Oct 3, 2011, 12:51 AM EST
The Phillies opened the NLDS with a dramatic come-from-behind victory on Saturday night, mashing their way out of a 3-0 first inning hole. On Sunday, they returned the favor to the Cardinals, losing a 5-4 game they’d led 3-0 after one.
A game billed as an aces’ duel ended with 19 total hits, only a pair of which came off of the teams’ combined relievers. Cliff Lee opened the game in dominant fashion, and his offense responded by pouncing all over Chris Carpenter in the bottom of the first. Carp looked stressed in his four innings, clearly frustrated by not getting calls he thought he should’ve. He was pinch-hit for in the fourth to try to keep a Cards rally going, and it seemed a great thing that Tony LaRussa would be going to his bullpen so early.
Unfortunately, the Cardinals’ bullpen completely shut down the Phillies’ offense, allowing no runs on only one hit through six innings. Their lineup’s three-run fourth erased Lee’s shutout, and while the Phils floundered against a handful of St. Louis relievers, the Cards found a way to eek out the tying run in the sixth and the go-ahead in the seventh. That spelled the end of Lee’s night, and his offense was unable to pick him up.
On the evening after the Eagles choked away a very winnable game, watching the Phils lose a lead was that much more painful. Everything seemed to be going right early on, with Ryan Howard singling in JRoll and Chase Utley, and Raul Ibanez bringing in Hunter Pence all within the game’s first frame. Pence added a fourth run when he singled in JRoll in the second, and the Phils looked to be on their way.
Lee threw nine strikeouts, but he saw some Cards hits fall in behind him, and the Phillies couldn’t touch the six relievers LaRussa sent out.

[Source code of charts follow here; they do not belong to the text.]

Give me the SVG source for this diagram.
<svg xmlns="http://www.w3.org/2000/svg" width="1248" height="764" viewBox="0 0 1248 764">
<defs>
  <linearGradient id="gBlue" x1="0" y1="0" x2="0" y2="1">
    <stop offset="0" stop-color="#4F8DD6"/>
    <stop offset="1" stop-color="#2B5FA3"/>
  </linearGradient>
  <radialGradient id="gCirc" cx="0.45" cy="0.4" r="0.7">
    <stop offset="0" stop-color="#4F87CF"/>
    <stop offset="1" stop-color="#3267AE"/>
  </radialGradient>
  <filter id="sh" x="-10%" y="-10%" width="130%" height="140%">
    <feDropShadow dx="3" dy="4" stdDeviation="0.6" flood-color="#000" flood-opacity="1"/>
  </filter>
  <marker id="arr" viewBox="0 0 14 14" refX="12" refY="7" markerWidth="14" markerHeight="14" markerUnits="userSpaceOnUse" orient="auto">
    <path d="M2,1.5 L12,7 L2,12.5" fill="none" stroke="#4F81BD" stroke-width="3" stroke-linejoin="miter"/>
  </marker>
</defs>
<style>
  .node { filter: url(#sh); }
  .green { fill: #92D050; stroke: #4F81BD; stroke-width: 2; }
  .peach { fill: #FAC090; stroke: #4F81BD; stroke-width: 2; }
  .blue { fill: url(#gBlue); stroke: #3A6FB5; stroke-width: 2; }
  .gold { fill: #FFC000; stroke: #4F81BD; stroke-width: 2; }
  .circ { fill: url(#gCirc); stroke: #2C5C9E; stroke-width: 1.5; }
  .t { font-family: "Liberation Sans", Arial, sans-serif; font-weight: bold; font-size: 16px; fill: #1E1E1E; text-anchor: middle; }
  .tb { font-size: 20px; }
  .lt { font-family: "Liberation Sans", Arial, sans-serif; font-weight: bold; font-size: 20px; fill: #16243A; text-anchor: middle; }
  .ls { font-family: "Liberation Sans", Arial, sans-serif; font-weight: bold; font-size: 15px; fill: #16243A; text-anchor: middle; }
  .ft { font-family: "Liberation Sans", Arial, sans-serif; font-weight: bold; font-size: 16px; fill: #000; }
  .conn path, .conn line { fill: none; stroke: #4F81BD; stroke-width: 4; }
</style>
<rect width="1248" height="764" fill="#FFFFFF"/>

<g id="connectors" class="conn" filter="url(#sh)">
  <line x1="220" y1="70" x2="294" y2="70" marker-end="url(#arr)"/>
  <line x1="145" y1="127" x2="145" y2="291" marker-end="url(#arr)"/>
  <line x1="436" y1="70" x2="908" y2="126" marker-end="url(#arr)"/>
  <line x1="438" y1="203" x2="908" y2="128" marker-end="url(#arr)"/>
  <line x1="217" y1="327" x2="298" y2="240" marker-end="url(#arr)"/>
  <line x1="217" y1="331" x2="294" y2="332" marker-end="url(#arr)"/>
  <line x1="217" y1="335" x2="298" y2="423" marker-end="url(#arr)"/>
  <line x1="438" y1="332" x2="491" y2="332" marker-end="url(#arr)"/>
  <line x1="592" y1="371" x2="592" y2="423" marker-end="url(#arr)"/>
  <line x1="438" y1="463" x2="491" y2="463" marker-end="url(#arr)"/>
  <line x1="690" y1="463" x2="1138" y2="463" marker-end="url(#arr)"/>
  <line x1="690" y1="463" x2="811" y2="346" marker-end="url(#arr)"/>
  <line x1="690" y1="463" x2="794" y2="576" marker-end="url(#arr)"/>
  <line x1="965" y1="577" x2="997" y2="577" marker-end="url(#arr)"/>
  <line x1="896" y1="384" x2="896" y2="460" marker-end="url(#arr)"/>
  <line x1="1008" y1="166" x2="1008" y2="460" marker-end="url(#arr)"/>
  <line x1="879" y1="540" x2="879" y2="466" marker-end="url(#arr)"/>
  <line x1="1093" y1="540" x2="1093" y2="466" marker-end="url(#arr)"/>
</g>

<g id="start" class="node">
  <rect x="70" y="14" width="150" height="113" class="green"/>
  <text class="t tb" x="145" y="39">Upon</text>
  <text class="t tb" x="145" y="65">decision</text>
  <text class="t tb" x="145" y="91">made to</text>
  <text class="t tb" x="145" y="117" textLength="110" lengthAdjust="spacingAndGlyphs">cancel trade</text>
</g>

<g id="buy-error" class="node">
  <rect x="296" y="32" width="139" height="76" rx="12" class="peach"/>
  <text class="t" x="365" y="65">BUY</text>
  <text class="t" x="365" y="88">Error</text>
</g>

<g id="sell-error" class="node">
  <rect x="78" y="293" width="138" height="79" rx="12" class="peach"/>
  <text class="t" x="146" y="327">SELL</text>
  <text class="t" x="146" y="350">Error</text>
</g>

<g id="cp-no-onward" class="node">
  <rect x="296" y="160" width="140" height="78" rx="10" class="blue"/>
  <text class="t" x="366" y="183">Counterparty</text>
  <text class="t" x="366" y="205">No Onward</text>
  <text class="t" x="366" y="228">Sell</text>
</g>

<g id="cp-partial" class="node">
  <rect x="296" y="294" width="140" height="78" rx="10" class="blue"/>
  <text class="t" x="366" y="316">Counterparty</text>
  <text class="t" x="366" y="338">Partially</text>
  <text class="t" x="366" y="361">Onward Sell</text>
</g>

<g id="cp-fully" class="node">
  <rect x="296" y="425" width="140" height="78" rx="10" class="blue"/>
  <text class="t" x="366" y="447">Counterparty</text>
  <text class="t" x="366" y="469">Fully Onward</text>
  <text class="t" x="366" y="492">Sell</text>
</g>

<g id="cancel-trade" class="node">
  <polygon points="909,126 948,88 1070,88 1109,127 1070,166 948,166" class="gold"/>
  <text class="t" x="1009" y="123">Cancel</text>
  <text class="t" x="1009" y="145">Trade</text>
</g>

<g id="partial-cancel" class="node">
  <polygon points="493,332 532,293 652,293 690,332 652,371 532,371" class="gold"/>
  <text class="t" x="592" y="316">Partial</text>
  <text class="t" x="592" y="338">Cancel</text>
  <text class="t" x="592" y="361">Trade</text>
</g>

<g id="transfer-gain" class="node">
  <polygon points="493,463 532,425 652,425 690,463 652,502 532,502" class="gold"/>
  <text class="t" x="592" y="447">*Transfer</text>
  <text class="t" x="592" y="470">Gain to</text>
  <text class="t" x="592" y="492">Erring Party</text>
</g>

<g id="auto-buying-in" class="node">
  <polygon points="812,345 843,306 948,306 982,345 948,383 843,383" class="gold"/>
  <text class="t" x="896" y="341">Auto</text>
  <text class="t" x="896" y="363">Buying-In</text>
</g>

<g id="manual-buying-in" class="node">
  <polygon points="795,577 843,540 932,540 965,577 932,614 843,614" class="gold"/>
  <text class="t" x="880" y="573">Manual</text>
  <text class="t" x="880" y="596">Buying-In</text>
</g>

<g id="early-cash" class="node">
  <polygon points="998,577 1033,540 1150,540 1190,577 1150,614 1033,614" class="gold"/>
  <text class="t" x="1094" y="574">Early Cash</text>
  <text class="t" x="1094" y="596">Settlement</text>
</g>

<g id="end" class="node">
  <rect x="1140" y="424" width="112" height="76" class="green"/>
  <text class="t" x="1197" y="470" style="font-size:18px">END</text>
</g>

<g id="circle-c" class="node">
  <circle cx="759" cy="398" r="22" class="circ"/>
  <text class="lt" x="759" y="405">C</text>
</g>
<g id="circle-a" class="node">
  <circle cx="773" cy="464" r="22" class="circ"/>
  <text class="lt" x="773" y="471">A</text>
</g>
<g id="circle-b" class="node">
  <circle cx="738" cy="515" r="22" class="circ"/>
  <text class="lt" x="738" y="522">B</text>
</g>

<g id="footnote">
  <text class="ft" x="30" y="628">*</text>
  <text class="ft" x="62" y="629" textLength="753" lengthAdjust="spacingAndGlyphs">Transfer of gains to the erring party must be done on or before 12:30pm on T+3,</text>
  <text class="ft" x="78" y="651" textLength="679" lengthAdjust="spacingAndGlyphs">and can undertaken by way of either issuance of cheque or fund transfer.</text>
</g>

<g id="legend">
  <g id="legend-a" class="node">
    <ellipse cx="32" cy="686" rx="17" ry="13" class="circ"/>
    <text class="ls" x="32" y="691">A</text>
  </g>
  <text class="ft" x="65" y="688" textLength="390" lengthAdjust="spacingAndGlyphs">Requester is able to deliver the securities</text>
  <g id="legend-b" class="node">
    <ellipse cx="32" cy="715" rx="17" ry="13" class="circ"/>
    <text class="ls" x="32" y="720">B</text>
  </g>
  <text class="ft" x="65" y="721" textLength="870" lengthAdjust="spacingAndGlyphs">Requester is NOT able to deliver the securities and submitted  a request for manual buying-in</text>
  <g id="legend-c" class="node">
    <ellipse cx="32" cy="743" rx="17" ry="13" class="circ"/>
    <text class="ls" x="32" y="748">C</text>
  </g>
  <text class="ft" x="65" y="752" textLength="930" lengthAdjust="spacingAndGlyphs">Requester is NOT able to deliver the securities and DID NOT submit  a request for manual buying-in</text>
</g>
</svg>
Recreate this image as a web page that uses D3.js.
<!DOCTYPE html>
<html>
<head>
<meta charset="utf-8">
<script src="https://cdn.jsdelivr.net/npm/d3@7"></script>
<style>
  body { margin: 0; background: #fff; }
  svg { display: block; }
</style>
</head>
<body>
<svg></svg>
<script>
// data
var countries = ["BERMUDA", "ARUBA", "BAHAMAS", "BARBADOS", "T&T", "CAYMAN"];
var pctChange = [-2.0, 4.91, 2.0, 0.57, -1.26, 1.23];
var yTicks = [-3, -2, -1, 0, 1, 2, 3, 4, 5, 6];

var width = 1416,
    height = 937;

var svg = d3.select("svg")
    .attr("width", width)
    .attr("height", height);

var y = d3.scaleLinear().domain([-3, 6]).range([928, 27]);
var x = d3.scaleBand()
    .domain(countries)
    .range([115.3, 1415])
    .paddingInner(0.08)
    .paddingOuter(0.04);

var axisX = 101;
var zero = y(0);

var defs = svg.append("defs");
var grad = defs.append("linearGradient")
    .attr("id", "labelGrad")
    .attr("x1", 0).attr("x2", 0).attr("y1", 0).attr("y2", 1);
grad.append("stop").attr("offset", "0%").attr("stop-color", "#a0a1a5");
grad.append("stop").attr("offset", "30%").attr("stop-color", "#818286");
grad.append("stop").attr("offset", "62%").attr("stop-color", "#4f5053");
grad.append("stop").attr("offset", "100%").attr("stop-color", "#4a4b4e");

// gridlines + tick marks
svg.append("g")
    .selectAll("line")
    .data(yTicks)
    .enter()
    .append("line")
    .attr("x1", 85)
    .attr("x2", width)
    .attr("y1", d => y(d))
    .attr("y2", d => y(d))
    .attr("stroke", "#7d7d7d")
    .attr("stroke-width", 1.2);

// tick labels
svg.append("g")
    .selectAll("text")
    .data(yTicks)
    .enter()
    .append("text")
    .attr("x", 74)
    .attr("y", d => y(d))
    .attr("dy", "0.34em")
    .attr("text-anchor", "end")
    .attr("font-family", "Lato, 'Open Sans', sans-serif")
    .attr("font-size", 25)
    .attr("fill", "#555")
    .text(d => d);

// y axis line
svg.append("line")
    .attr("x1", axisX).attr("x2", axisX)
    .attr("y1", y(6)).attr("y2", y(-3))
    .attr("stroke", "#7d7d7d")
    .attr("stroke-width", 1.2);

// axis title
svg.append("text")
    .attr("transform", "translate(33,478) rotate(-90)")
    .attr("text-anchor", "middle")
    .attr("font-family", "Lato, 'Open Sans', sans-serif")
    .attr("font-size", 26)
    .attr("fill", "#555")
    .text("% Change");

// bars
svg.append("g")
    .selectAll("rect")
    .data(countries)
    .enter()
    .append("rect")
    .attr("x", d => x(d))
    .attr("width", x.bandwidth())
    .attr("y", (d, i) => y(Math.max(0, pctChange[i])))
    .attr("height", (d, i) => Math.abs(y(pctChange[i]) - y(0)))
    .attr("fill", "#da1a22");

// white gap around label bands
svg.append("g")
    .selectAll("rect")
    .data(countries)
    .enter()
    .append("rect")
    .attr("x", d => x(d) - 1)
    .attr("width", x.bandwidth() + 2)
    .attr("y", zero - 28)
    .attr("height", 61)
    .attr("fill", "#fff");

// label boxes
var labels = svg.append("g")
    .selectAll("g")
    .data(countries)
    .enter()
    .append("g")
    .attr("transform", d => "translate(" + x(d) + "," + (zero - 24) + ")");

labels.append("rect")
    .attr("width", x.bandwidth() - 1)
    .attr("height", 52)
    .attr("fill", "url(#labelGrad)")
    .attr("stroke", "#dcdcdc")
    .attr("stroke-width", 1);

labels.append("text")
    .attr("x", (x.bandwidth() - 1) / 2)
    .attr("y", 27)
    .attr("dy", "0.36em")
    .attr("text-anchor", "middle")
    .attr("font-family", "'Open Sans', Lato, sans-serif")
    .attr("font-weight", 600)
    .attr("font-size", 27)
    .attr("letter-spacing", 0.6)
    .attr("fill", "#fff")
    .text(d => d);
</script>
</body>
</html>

BECAUSE AMERICA WANTS TO HEAR LARUSSA WHINE
In a televised segment from the Cardinals’ bullpen, LaRussa complained about the strike zone Carpenter was getting as compared to that of Lee. Carp had nowhere near the command that Lee did early on and clearly didn’t have his best stuff. After the game, Lee was asked about the strike zone as well, but he answered with a “Whatever,” and proceeded to take his share of the responsibility for the loss without an ounce of blame for anyone else.
LaRussa’s players were chirping too, and Jerry Meals continued to have an inconsistent strike zone. However, neither team won or lost because of the calls from behind the plate.
The Phils’ veteran bats got off to a great start, but fizzled quickly and left the door open for the Cards to even the series before it heads back to St. Louis.
JRoll had three hits and a pair of runs scored. Howard picked up where left off last night, notching a pair of RBI on his first hit. Now he heads home to St. Louis, where he’s usually pretty fantastic at the plate. The bullpen was solid, working three scoreless innings. Ibanez connected with Carlos Ruiz to gun down Jon Jay at the plate in the fourth, despite Jay slamming hard into Chooch.
Albert Pujols has been noticeably hobbled through the series’ first two games, and CSN’s Leslie Gudel reported after the game that he opted to take a cart ride out of the locker room, as opposed to walking with the team. Pujols had a pair of hits and an RBI on the night.
BEST OF THE BANK
The sellout crowd of 46,575 was announced to be the largest ever crowd at Citizens Bank Park. Gotta feel particularly bad for the fans who caught both of today’s Philly sports losses.
Cole Hamels faces Jaime Garcia at 5:07 PM on Tuesday night in St. Louis.